If we, as His disciples, lay down our life for the brethren, we are doing what Jesus did. This is all to be applied for the world. He took that earthly life, not to keep it, but to turn it over, eventually, to all mankind. The right to human life is still in His control. He is the One who, as the great Mediator, will give to the world of mankind the life He poured out.
He now imputes His merit to the Church, that we may share with him in His suffering and in His glorious Kingdom, on the spirit plane. This cup, then, represents the full renunciation of earthly life and of all claim thereto. Our Lord's earthly life was not forfeited, but merely laiddown. (John 10:17, 18.) The intention in laying it down was to abandon it, personally, forever, that humanity might get it. He has not yet accomplished this, in the sense of turning life over to them, but He gave up His life with that purpose in view.

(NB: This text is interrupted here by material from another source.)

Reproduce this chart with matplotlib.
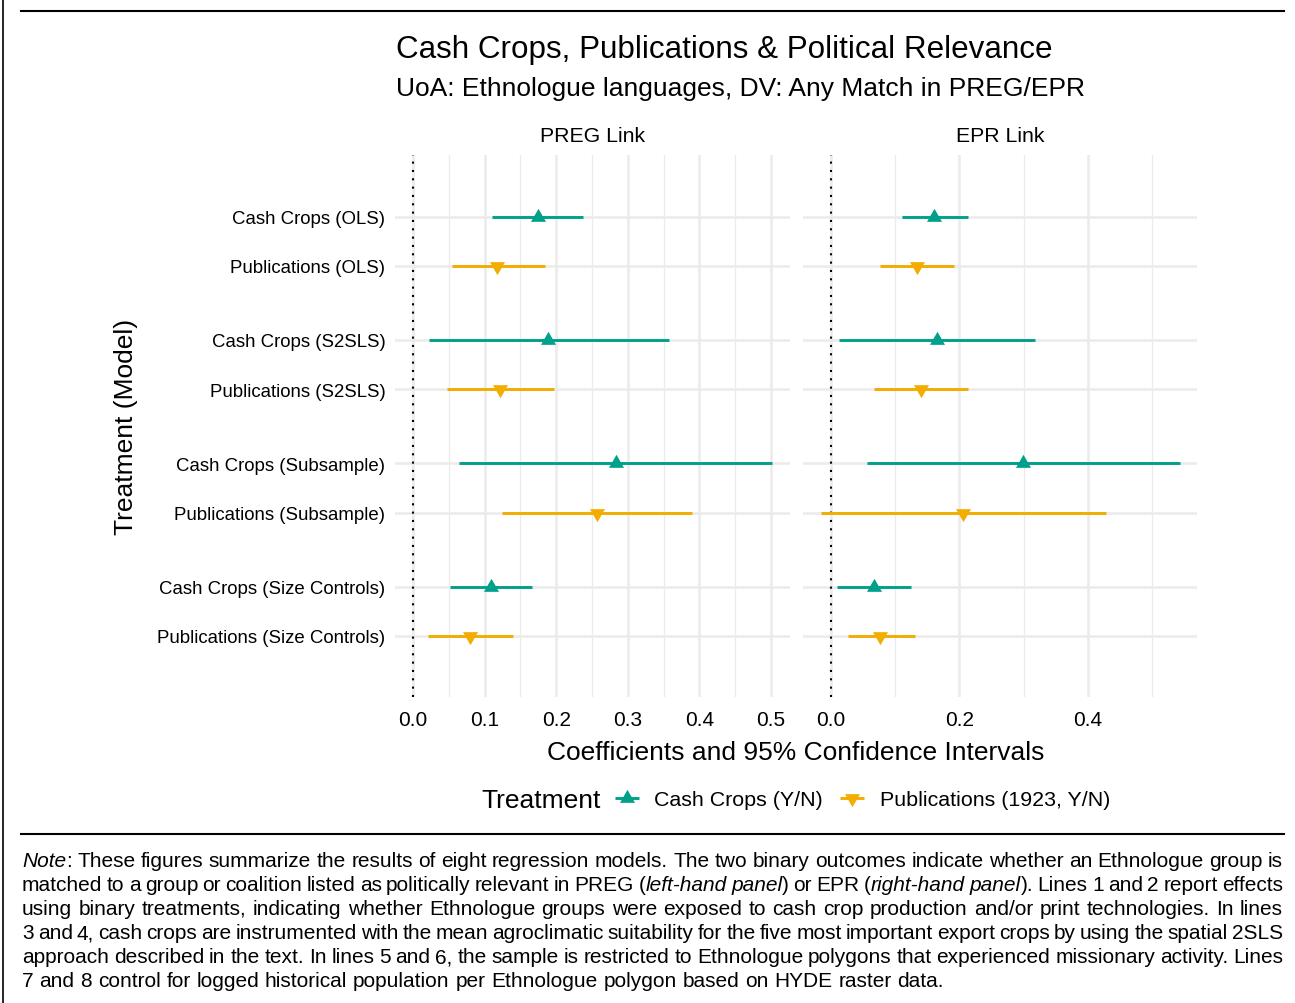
import re
import numpy as np
import matplotlib.pyplot as plt
from matplotlib.lines import Line2D

plt.rcParams['font.family'] = ['Liberation Sans', 'DejaVu Sans']

# rows, top to bottom
models = ["Cash Crops (OLS)", "Publications (OLS)",
          "Cash Crops (S2SLS)", "Publications (S2SLS)",
          "Cash Crops (Subsample)", "Publications (Subsample)",
          "Cash Crops (Size Controls)", "Publications (Size Controls)"]
treatments = ["Cash Crops (Y/N)", "Publications (1923, Y/N)"] * 4

preg_est = [0.174, 0.118, 0.189, 0.122, 0.283, 0.257, 0.109, 0.080]
preg_lo = [0.110, 0.054, 0.022, 0.048, 0.064, 0.124, 0.052, 0.021]
preg_hi = [0.238, 0.184, 0.358, 0.197, 0.501, 0.390, 0.166, 0.140]

epr_est = [0.161, 0.134, 0.165, 0.140, 0.299, 0.206, 0.067, 0.077]
epr_lo = [0.110, 0.077, 0.013, 0.067, 0.056, -0.016, 0.009, 0.026]
epr_hi = [0.213, 0.191, 0.318, 0.213, 0.543, 0.429, 0.124, 0.131]

panels = ["PREG Link", "EPR Link"]
legend_labels = ["Cash Crops (Y/N)", "Publications (1923, Y/N)"]
colors = {"Cash Crops (Y/N)": "#00A08A", "Publications (1923, Y/N)": "#F2AD00"}

note_lines = [
    "*Note*: These figures summarize the results of eight regression models. The two binary outcomes indicate whether an Ethnologue group is",
    "matched to a group or coalition listed as politically relevant in PREG (*left-hand* *panel*) or EPR (*right-hand* *panel*). Lines 1 and 2 report effects",
    "using binary treatments, indicating whether Ethnologue groups were exposed to cash crop production and/or print technologies. In lines",
    "3 and 4, cash crops are instrumented with the mean agroclimatic suitability for the five most important export crops by using the spatial 2SLS",
    "approach described in the text. In lines 5 and 6, the sample is restricted to Ethnologue polygons that experienced missionary activity. Lines",
    "7 and 8 control for logged historical population per Ethnologue polygon based on HYDE raster data.",
]

W, H = 1295, 1004
fig = plt.figure(figsize=(W / 100, H / 100), dpi=100)


def fx(px):
    return px / W


def fy(py):
    return 1 - py / H


# equilateral triangles centred on their centroid (like ggplot shapes 17 / 25)
tri_up = [(-1, -0.577), (1, -0.577), (0, 1.155), (-1, -0.577)]
tri_down = [(x, -y) for x, y in tri_up]
markers = {"Cash Crops (Y/N)": tri_up, "Publications (1923, Y/N)": tri_down}
msize = 12.5

ypos = [g * 2.5 + k for g in range(4) for k in range(2)]

ax_l = fig.add_axes([fx(395), fy(698), (790 - 395) / W, (698 - 156) / H])
ax_r = fig.add_axes([fx(803), fy(698), (1197 - 803) / W, (698 - 156) / H])

setups = [
    (ax_l, preg_est, preg_lo, preg_hi, (-0.025, 0.5265),
     np.arange(0, 0.51, 0.1), np.arange(0.05, 0.5, 0.1)),
    (ax_r, epr_est, epr_lo, epr_hi, (-0.0436, 0.570),
     np.arange(0, 0.41, 0.2), np.arange(0.1, 0.51, 0.2)),
]

for ax, est, lo, hi, xlim, major, minor in setups:
    for y, e, l, h, tr in zip(ypos, est, lo, hi, treatments):
        ax.plot([l, h], [y, y], color=colors[tr], lw=2.1,
                solid_capstyle='butt', zorder=3)
        ax.plot([e], [y], linestyle='none', marker=markers[tr], ms=msize,
                color=colors[tr], mew=0, zorder=4)
    ax.axvline(0, color='black', lw=1.5, linestyle=(0, (1, 3)), zorder=2)
    ax.set_xlim(*xlim)
    ax.set_ylim(9.74, -1.25)
    ax.set_xticks(major)
    ax.set_xticks(minor, minor=True)
    ax.set_xticklabels([f"{v:.1f}" for v in major], fontsize=15)
    ax.set_yticks(ypos)
    ax.grid(which='major', axis='both', color='#EBEBEB', lw=1.8)
    ax.grid(which='minor', axis='x', color='#EBEBEB', lw=0.9)
    ax.set_axisbelow(True)
    ax.tick_params(which='both', length=0)
    ax.tick_params(axis='x', pad=9, colors='black')
    for s in ax.spines.values():
        s.set_visible(False)

ax_l.set_yticklabels(models, fontsize=13.4)
ax_l.tick_params(axis='y', pad=7)
ax_r.set_yticklabels([])

# facet strips
fig.text(fx(592.5), fy(142.5), panels[0], fontsize=15.3, ha='center', va='baseline')
fig.text(fx(1000), fy(142.5), panels[1], fontsize=15.3, ha='center', va='baseline')

# titles and axis labels
fig.text(fx(396), fy(58), "Cash Crops, Publications & Political Relevance",
         fontsize=22.6, va='baseline')
fig.text(fx(396), fy(96), "UoA: Ethnologue languages, DV: Any Match in PREG/EPR",
         fontsize=19, va='baseline')
fig.text(fx(796), fy(760), "Coefficients and 95% Confidence Intervals",
         fontsize=19, ha='center', va='baseline')
fig.text(fx(126), fy(427), "Treatment (Model)", fontsize=19, rotation=90,
         ha='center', va='center')

# legend
fig.text(fx(481), fy(808.5), "Treatment", fontsize=19, va='baseline')
key_x = [627, 852]
label_x = [654, 880]
for kx, lx, lab in zip(key_x, label_x, legend_labels):
    fig.add_artist(Line2D([fx(kx - 12), fx(kx + 12)], [fy(799), fy(799)],
                          color=colors[lab], lw=2.1, solid_capstyle='butt'))
    fig.add_artist(Line2D([fx(kx)], [fy(799)], linestyle='none',
                          marker=markers[lab], ms=msize, mew=0, color=colors[lab]))
    fig.text(fx(lx), fy(806.5), lab, fontsize=15.4, va='baseline')

# frame rules
fig.add_artist(Line2D([fx(21), fx(1284)], [fy(12), fy(12)], color='black', lw=1.5))
fig.add_artist(Line2D([fx(21), fx(1284)], [fy(835), fy(835)], color='black', lw=1.5))
fig.add_artist(Line2D([fx(3), fx(3)], [0, 1], color='black', lw=1.2))

# justified note below the rule
renderer = fig.canvas.get_renderer()


def parts_of(word):
    bits = [b for b in re.split(r'(\*[^*]+\*)', word) if b]
    return [(b.strip('*'), 'italic' if b.startswith('*') else 'normal') for b in bits]


def width_of(s, style, size):
    t = fig.text(0, 0, s, fontsize=size, style=style)
    w = t.get_window_extent(renderer).width
    t.remove()
    return w


def word_width(word, size):
    return sum(width_of(s, st, size) for s, st in parts_of(word))


probe = 10
space = width_of("x x", 'normal', probe) - width_of("xx", 'normal', probe)
last_words = note_lines[-1].split(' ')
natural = sum(word_width(w, probe) for w in last_words) + space * (len(last_words) - 1)
note_size = probe * 923 / natural
space = space * note_size / probe

left, right = 22, 1283
for i, line in enumerate(note_lines):
    words = line.split(' ')
    widths = [word_width(w, note_size) for w in words]
    if i < len(note_lines) - 1:
        gap = (right - left - sum(widths)) / (len(words) - 1)
    else:
        gap = space
    x = left
    base = 867.5 + 24 * i
    for w, ww in zip(words, widths):
        xx = x
        for s, st in parts_of(w):
            fig.text(fx(xx), fy(base), s, fontsize=note_size, style=st, va='baseline')
            xx += width_of(s, st, note_size)
        x += ww + gap

fig.savefig("out.png", dpi=100)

UNFORFEITED EARTHLY LIFE-RIGHT
Our Lord undertook to accomplish the Divine will in the redemption of the world, and He has proceeded in the accomplishment of it, but has not yet completed the purpose. He laid down His life, but did not forfeit it. When He was raised from the dead He still had a right to that earthly life, with the understanding, however, that He was not to use it for Himself, but that He would give that life to all the world who were willing to receive it, assigning it to them at the end of His Reign of a thousand years, during which His Church will Reign with Him.

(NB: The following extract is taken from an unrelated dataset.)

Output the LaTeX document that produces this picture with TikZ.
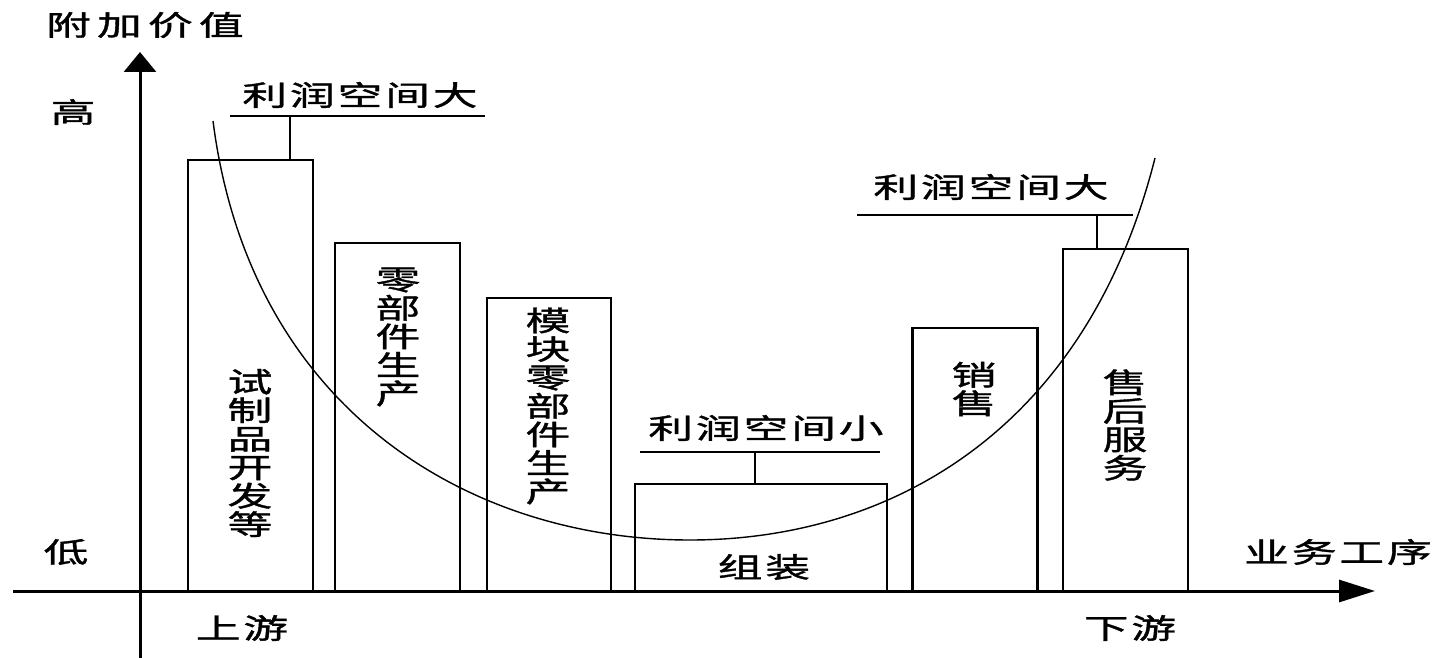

So then, His life was not taken from Him; for His life could be taken from Him only by His disobedience. (Lev. 18:5; Ezek. 20:11; Luke 10:28; Rom. 10:5.) He laid it down voluntarily, in harmony with the Divine will. He laid it down that it might become an asset in the hands of Divine Justice, so that when the time should come He might use that asset for mankind.—John 6:51.

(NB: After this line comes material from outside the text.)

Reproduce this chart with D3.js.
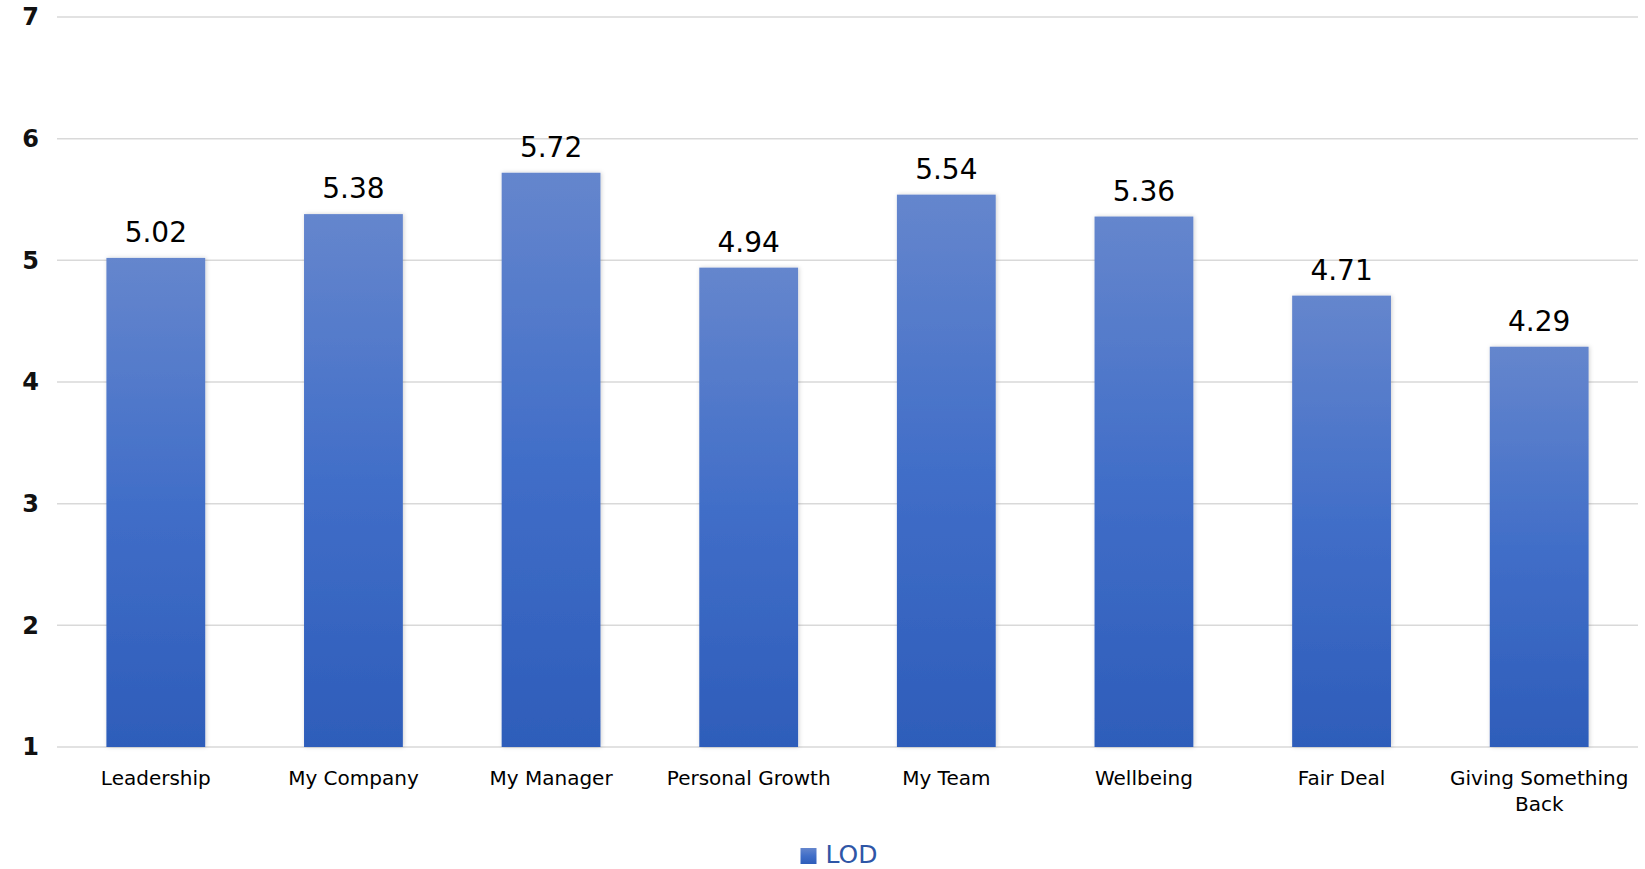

In the beginning it was the Divine purpose that our Lord's human life should be laid down forever, that He should not take it again. He consecrated His life at Jordan and finished the sacrifice at Calvary. Throughout the Gospel Age He has been sacrificing His Mystical Body. Just as soon as He shall have finished the sacrificing of all these Body members, then their life-right, which belongs to the great High Priest, will be used for the purchase, the redemption, of the world, by the sealing of the New Covenant. Immediately after this, His Kingdom will be established. This further application of His merit, His life-right, which will not be made until the whole Church has passed beyond the veil, is symbolized by the sprinkling of the Mercy Seat with the blood of the goat. The blood of our Lord and the blood of His Body, is all one blood. It is one Priest of many members. It is one Atonement for all—for the sins of the whole world.—I John 2:2.
The blood represents not only the death of Christ, but also the death of all the members of His Body, to whom merit is imputed. This the Apostle expresses in the same connection, saying, "The cup of blessing which we bless, is it not the communion [common union, or participation] of the blood of Christ? The bread [loaf] which we break, is it not the communion [common union, participation] of the Body of Christ?" that is to say, a union in common with Him, a partnership, as represented in the cup and in the bread [loaf]. The whole matter has its origin in Him. But we are celebrating also our own individual share as members of the Church in the sacrifice of the flesh, in our participation in the sufferings of Christ.